Prima di addormentarsi a notte fonda, una bambina di otto anni legge tutto quello che trova in casa nella convinzione che i libri si scrivano da sé, che non abbiano autore, che vivano di vita propria. Solo più tardi, negli anni Sessanta del Novecento, scegliendo le letture dalla biblioteca scolastica per sfuggire alla scarsa attrattiva dei libri di testo, scopre che il nome dell’autore è una chiave, e che se non lo conosci non puoi ritrovare storie infantili bellissime di cui ricordi solo trama e protagonisti. E che gli autori sono anche donne, autrici, delle quali poco ci si è occupati.
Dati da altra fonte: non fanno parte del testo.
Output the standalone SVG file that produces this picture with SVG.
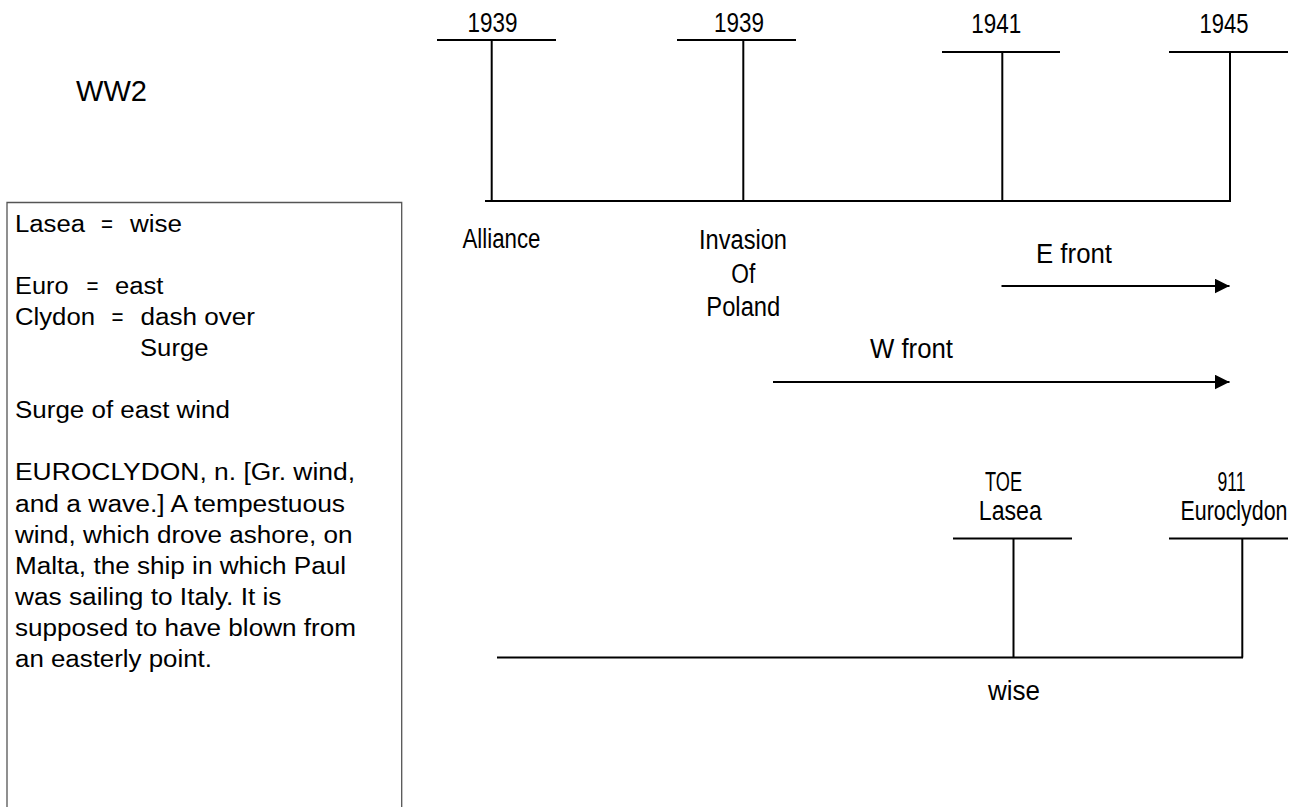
<svg xmlns="http://www.w3.org/2000/svg" width="1304" height="807" viewBox="0 0 1304 807">
  <style>
    .ln { stroke: #000; stroke-width: 2; fill: none; }
    .nar { font-family: "Liberation Sans", Arial, sans-serif; font-size: 27px; fill: #000; }
    .ttl { font-family: "Liberation Sans", Arial, sans-serif; font-size: 29px; fill: #000; }
    .mid { text-anchor: middle; }
    .box { font-family: "Liberation Sans", Arial, sans-serif; font-size: 23.5px; fill: #000; }
    .frame { stroke: #555; stroke-width: 1.3; fill: #fff; }
  </style>
  <defs>
    <marker id="arrow" viewBox="0 0 15 15" refX="15" refY="7.5" markerWidth="15" markerHeight="15" markerUnits="userSpaceOnUse" orient="auto">
      <path d="M0,0 L15,7.5 L0,15 Z" fill="#000"/>
    </marker>
  </defs>
  <rect width="1304" height="807" fill="#fff"/>

  <!-- title -->
  <g id="title">
    <text class="ttl" x="76" y="101" textLength="71" lengthAdjust="spacingAndGlyphs">WW2</text>
  </g>

  <!-- glossary box, open at the bottom -->
  <g id="glossary">
    <path class="frame" d="M7,807 V202.5 H401.7 V807"/>
    <text class="box" x="15" y="232" textLength="70" lengthAdjust="spacingAndGlyphs">Lasea</text>
    <text class="box" x="101" y="232" textLength="12" lengthAdjust="spacingAndGlyphs">=</text>
    <text class="box" x="130" y="232" textLength="52" lengthAdjust="spacingAndGlyphs">wise</text>

    <text class="box" x="15" y="294" textLength="53.5" lengthAdjust="spacingAndGlyphs">Euro</text>
    <text class="box" x="86.5" y="294" textLength="12" lengthAdjust="spacingAndGlyphs">=</text>
    <text class="box" x="115" y="294" textLength="48.5" lengthAdjust="spacingAndGlyphs">east</text>

    <text class="box" x="15" y="325" textLength="80" lengthAdjust="spacingAndGlyphs">Clydon</text>
    <text class="box" x="111.5" y="325" textLength="12" lengthAdjust="spacingAndGlyphs">=</text>
    <text class="box" x="140.5" y="325" textLength="114.5" lengthAdjust="spacingAndGlyphs">dash over</text>
    <text class="box" x="140" y="356" textLength="68.5" lengthAdjust="spacingAndGlyphs">Surge</text>

    <text class="box" x="15" y="418" textLength="215" lengthAdjust="spacingAndGlyphs">Surge of east wind</text>

    <text class="box" x="15" y="480" textLength="340" lengthAdjust="spacingAndGlyphs">EUROCLYDON, n. [Gr. wind,</text>
    <text class="box" x="15" y="511.5" textLength="330" lengthAdjust="spacingAndGlyphs">and a wave.] A tempestuous</text>
    <text class="box" x="15" y="542.5" textLength="337.5" lengthAdjust="spacingAndGlyphs">wind, which drove ashore, on</text>
    <text class="box" x="15" y="573.5" textLength="331" lengthAdjust="spacingAndGlyphs">Malta, the ship in which Paul</text>
    <text class="box" x="15" y="605" textLength="266.5" lengthAdjust="spacingAndGlyphs">was sailing to Italy. It is</text>
    <text class="box" x="15" y="636" textLength="341" lengthAdjust="spacingAndGlyphs">supposed to have blown from</text>
    <text class="box" x="15" y="667" textLength="197" lengthAdjust="spacingAndGlyphs">an easterly point.</text>
  </g>

  <!-- connectors: timeline axes and front arrows -->
  <g id="connectors">
    <line class="ln" x1="485" y1="201" x2="1231" y2="201"/>
    <line class="ln" x1="497" y1="657.5" x2="1243" y2="657.5"/>
    <line class="ln" x1="1001.5" y1="286" x2="1229.5" y2="286" marker-end="url(#arrow)"/>
    <line class="ln" x1="773" y1="382" x2="1229.5" y2="382" marker-end="url(#arrow)"/>
  </g>

  <!-- upper timeline markers -->
  <g id="m1939a">
    <line class="ln" x1="437" y1="40" x2="556" y2="40"/>
    <line class="ln" x1="491.7" y1="40" x2="491.7" y2="201"/>
    <text class="nar mid" x="492.5" y="32" textLength="50" lengthAdjust="spacingAndGlyphs">1939</text>
    <text class="nar" x="462.5" y="248" textLength="78" lengthAdjust="spacingAndGlyphs">Alliance</text>
  </g>
  <g id="m1939b">
    <line class="ln" x1="677" y1="40" x2="796" y2="40"/>
    <line class="ln" x1="743.3" y1="40" x2="743.3" y2="201"/>
    <text class="nar mid" x="739" y="32" textLength="50" lengthAdjust="spacingAndGlyphs">1939</text>
    <text class="nar mid" x="743" y="249" textLength="88" lengthAdjust="spacingAndGlyphs">Invasion</text>
    <text class="nar mid" x="743.3" y="282.5" textLength="24" lengthAdjust="spacingAndGlyphs">Of</text>
    <text class="nar mid" x="743.3" y="316" textLength="74" lengthAdjust="spacingAndGlyphs">Poland</text>
  </g>
  <g id="m1941">
    <line class="ln" x1="942" y1="52" x2="1060" y2="52"/>
    <line class="ln" x1="1002.3" y1="52" x2="1002.3" y2="201"/>
    <text class="nar mid" x="996.2" y="33" textLength="50" lengthAdjust="spacingAndGlyphs">1941</text>
  </g>
  <g id="m1945">
    <line class="ln" x1="1169" y1="52" x2="1288" y2="52"/>
    <line class="ln" x1="1230" y1="52" x2="1230" y2="201"/>
    <text class="nar mid" x="1224" y="33" textLength="49" lengthAdjust="spacingAndGlyphs">1945</text>
  </g>

  <!-- front labels -->
  <g id="efront">
    <text class="nar" x="1036" y="262.5" textLength="76" lengthAdjust="spacingAndGlyphs">E front</text>
  </g>
  <g id="wfront">
    <text class="nar" x="870" y="358" textLength="83" lengthAdjust="spacingAndGlyphs">W front</text>
  </g>

  <!-- lower timeline markers -->
  <g id="lasea">
    <line class="ln" x1="953" y1="538.5" x2="1072" y2="538.5"/>
    <line class="ln" x1="1013.5" y1="538.5" x2="1013.5" y2="657.5"/>
    <text class="nar mid" x="1003.5" y="490.5" textLength="37" lengthAdjust="spacingAndGlyphs">TOE</text>
    <text class="nar mid" x="1010.3" y="520" textLength="63" lengthAdjust="spacingAndGlyphs">Lasea</text>
  </g>
  <g id="euroclydon">
    <line class="ln" x1="1169" y1="538.5" x2="1288" y2="538.5"/>
    <line class="ln" x1="1242.3" y1="538.5" x2="1242.3" y2="657.5"/>
    <text class="nar mid" x="1231.5" y="491" textLength="28" lengthAdjust="spacingAndGlyphs">911</text>
    <text class="nar mid" x="1234" y="519.5" textLength="107" lengthAdjust="spacingAndGlyphs">Euroclydon</text>
  </g>
  <g id="wise">
    <text class="nar mid" x="1014" y="700" textLength="52" lengthAdjust="spacingAndGlyphs">wise</text>
  </g>
</svg>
In questo saggio autobiografico Elisabetta Rasy, scrittrice, saggista e giornalista, esperta di letteratura femminile, ci presenta le sue scrittrici predilette, donne che con le loro parole hanno plasmato il Novecento e cambiato la nostra coscienza. L’autrice ci ricorda come si diventava scrittori prima delle scuole di scrittura «leggere leggere leggere, e poi scrivere, come un travaso naturale di un atto nell’altro, una necessità fatale…». E parla di questo suo lavoro come «una testimonianza di questo apprendistato nei libri degli altri – in questo caso nei libri delle altre – non un autore singolo, naturalmente, ma la polifonia delle voci amate, invitanti, tentatrici come quelle delle sirene».
È un viaggio affettivo e culturale dall’America di Carson McCullers e Flannery O’Connor alla Russia di Anna Achmatova, Marina Cvetaeva e Nina Berberova alla Cina di Zhang Ailing, attraverso le nostre Elsa Morante, Anna Maria Ortese, Cristina Campo e l’italo-svizzera Alice Ceresa. Una protagonista dei primi anni del secolo come Edith Wharton ci introduce a scrittrici contemporanee come Agota Kristof e Jamaica Kincaid. La morte di Etty Hillesum trentenne ad Auschwitz e le sfortunate esistenze di Sylvia Plath e di Ingeborg Bachman. E ancora la polacca Wanda Szymborska, premio Nobel 1996, le due Marguerite, Duras e Yourcenar, l’ungherese Magda Szabó e la canadese Alice Munro, le britanniche Barbara Pym e Muriel Spark. È un album di famiglia, con tanto di fotografie, ma anche una guida, suggerita dalla convinzione che il ventesimo secolo è stato il secolo del talento delle donne, l’epoca in cui la loro voce, rompendo un lungo silenzio, ha aperto prospettive inesplorate. Non a caso nella galleria di ritratti c’è anche una pittrice, Frida Kahlo che, lavorando sul suo corpo, ha proposto un’immagine sconosciuta e sorprendente della femminilità. Chiude il volume un omaggio a Ovidio che, duemila anni fa, nelle sue Lettere di eroine ebbe l’idea di spostare la parola dalla parte delle donne.